* [WORK TO BE COMPLETED]: Within the listing below, locate all lines containing the word "chart". Copy each one.

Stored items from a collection
= = = = = = =

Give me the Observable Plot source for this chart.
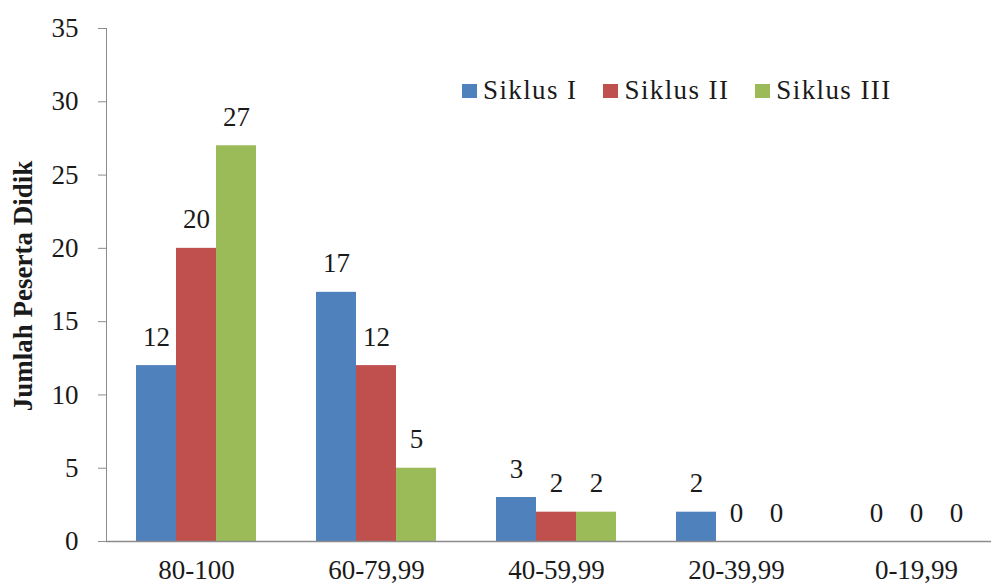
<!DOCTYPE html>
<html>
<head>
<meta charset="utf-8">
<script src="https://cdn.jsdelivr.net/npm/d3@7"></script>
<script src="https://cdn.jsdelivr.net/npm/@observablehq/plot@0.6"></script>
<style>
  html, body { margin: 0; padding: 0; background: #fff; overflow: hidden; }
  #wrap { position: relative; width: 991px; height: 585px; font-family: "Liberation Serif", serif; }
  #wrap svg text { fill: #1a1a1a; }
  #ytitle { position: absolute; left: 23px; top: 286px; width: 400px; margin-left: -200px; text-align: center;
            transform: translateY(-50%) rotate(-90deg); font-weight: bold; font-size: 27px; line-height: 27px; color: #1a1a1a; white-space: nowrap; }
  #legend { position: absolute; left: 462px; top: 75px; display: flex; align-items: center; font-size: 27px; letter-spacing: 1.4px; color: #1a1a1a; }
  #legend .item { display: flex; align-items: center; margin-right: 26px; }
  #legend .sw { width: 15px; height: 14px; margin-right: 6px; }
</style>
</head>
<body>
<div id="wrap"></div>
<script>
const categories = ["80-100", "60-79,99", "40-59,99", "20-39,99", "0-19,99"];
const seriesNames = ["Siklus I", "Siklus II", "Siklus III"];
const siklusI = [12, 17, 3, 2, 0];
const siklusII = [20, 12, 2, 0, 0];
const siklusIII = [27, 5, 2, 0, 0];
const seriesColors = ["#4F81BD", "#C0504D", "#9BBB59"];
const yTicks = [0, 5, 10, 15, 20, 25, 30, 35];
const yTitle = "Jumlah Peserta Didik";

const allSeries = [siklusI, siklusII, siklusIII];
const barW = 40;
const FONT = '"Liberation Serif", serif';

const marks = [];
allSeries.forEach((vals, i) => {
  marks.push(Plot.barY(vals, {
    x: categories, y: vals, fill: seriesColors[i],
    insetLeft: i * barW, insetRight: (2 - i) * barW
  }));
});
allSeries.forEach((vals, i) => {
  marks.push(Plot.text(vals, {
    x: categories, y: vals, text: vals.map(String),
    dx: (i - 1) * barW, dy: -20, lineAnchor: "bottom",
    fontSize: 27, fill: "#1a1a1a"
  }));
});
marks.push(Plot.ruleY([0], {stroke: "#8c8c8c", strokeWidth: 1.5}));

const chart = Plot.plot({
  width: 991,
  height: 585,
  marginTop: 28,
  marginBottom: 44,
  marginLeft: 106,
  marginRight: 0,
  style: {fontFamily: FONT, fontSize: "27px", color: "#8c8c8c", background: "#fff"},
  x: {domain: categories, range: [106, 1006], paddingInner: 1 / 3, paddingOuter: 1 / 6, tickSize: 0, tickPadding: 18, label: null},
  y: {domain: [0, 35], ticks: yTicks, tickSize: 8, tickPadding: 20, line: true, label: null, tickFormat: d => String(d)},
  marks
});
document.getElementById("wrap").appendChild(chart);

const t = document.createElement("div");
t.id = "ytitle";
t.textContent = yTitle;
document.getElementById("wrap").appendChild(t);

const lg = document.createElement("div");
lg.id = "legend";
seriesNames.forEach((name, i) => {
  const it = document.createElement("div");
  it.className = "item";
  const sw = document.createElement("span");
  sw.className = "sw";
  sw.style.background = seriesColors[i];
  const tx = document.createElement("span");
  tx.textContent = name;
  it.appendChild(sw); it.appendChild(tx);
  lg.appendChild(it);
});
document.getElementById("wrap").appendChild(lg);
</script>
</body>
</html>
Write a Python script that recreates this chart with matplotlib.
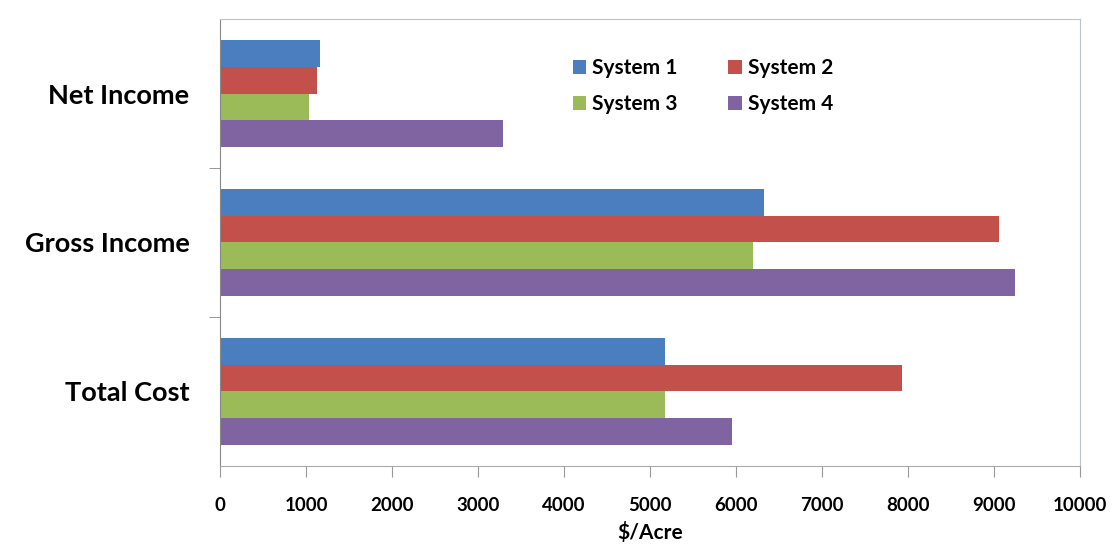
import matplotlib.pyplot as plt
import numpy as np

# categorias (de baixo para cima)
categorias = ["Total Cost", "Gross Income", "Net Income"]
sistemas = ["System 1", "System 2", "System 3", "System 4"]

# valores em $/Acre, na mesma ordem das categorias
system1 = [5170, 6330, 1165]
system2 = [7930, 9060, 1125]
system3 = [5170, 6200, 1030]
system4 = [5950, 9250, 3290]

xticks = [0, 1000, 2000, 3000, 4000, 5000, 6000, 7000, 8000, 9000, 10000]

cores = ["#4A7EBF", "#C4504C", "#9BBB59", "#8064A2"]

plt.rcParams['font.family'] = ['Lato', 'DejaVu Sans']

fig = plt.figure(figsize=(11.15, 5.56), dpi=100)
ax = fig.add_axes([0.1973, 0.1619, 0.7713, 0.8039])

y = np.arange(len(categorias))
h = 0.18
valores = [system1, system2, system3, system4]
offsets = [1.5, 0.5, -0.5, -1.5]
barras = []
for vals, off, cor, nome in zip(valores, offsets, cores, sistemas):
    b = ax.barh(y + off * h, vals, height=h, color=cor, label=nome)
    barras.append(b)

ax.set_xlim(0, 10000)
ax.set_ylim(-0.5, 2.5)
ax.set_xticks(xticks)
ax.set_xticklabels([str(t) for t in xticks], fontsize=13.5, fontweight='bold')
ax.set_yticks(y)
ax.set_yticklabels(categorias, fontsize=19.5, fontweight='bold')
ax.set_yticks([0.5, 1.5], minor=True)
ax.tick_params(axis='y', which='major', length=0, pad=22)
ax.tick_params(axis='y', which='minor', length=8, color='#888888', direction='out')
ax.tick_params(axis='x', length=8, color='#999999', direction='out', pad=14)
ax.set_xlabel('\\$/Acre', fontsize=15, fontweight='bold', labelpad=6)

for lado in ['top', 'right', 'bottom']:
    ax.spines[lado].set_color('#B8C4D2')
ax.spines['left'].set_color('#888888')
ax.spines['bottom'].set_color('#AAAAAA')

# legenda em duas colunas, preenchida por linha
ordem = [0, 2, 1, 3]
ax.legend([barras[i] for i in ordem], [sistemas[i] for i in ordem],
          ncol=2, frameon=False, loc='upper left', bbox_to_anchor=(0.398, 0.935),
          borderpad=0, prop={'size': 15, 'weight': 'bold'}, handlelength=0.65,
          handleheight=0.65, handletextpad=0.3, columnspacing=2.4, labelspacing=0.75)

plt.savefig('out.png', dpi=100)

= = = = = = =

* [THE REPLY]:
Give me the Observable Plot source for this chart.
const chart = Plot.plot({
document.getElementById("wrap").appendChild(chart);
Write a Python script that recreates this chart with matplotlib.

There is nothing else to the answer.